— Begin —

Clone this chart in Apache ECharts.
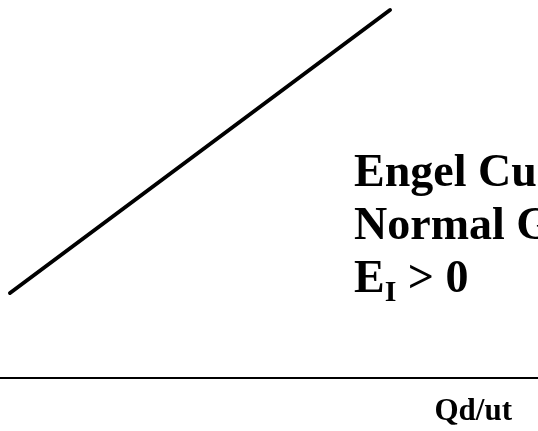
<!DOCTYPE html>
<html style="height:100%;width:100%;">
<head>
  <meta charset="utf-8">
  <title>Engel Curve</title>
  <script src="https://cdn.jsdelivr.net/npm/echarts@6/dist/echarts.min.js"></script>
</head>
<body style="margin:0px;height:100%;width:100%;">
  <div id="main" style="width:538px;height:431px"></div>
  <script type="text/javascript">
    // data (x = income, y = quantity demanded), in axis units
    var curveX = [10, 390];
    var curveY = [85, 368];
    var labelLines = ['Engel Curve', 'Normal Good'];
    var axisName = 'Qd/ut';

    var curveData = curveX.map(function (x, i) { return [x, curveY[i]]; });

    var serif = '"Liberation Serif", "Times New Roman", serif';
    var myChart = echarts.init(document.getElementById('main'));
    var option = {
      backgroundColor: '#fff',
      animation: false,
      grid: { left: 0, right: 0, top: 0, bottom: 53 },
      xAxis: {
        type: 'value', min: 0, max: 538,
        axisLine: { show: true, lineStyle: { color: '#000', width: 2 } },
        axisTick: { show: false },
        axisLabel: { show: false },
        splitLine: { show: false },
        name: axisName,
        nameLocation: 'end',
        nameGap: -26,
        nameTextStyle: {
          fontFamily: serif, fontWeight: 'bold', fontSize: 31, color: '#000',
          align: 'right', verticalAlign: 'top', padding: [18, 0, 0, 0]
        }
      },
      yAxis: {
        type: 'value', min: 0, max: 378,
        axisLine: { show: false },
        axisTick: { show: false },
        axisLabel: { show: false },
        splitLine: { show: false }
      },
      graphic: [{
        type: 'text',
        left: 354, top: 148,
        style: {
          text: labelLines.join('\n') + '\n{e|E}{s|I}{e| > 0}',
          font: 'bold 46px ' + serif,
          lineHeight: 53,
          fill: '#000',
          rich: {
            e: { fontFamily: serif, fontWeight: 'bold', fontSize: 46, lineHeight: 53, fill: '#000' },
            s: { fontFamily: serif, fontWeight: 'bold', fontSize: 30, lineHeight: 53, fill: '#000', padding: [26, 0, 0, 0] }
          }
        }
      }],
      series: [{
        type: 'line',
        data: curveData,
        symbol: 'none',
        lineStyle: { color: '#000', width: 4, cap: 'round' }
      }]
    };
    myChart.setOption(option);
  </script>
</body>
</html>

— End —

**Goal**: The data above should be repeated exactly, minus any pictures.

**Written solution**:
Clone this chart in Apache ECharts.
<!DOCTYPE html>
<html style="height:100%;width:100%;">
<head>
  <meta charset="utf-8">
  <title>Engel Curve</title>
  <script src="https://cdn.jsdelivr.net/npm/echarts@6/dist/echarts.min.js"></script>
</head>
<body style="margin:0px;height:100%;width:100%;">
  <div id="main" style="width:538px;height:431px"></div>
  <script type="text/javascript">
    // data (x = income, y = quantity demanded), in axis units
    var curveX = [10, 390];
    var curveY = [85, 368];
    var labelLines = ['Engel Curve', 'Normal Good'];
    var axisName = 'Qd/ut';

    var curveData = curveX.map(function (x, i) { return [x, curveY[i]]; });

    var serif = '"Liberation Serif", "Times New Roman", serif';
    var myChart = echarts.init(document.getElementById('main'));
    var option = {
      backgroundColor: '#fff',
      animation: false,
      grid: { left: 0, right: 0, top: 0, bottom: 53 },
      xAxis: {
        type: 'value', min: 0, max: 538,
        axisLine: { show: true, lineStyle: { color: '#000', width: 2 } },
        axisTick: { show: false },
        axisLabel: { show: false },
        splitLine: { show: false },
        name: axisName,
        nameLocation: 'end',
        nameGap: -26,
        nameTextStyle: {
          fontFamily: serif, fontWeight: 'bold', fontSize: 31, color: '#000',
          align: 'right', verticalAlign: 'top', padding: [18, 0, 0, 0]
        }
      },
      yAxis: {
        type: 'value', min: 0, max: 378,
        axisLine: { show: false },
        axisTick: { show: false },
        axisLabel: { show: false },
        splitLine: { show: false }
      },
      graphic: [{
        type: 'text',
        left: 354, top: 148,
        style: {
          text: labelLines.join('\n') + '\n{e|E}{s|I}{e| > 0}',
          font: 'bold 46px ' + serif,
          lineHeight: 53,
          fill: '#000',
          rich: {
            e: { fontFamily: serif, fontWeight: 'bold', fontSize: 46, lineHeight: 53, fill: '#000' },
            s: { fontFamily: serif, fontWeight: 'bold', fontSize: 30, lineHeight: 53, fill: '#000', padding: [26, 0, 0, 0] }
          }
        }
      }],
      series: [{
        type: 'line',
        data: curveData,
        symbol: 'none',
        lineStyle: { color: '#000', width: 4, cap: 'round' }
      }]
    };
    myChart.setOption(option);
  </script>
</body>
</html>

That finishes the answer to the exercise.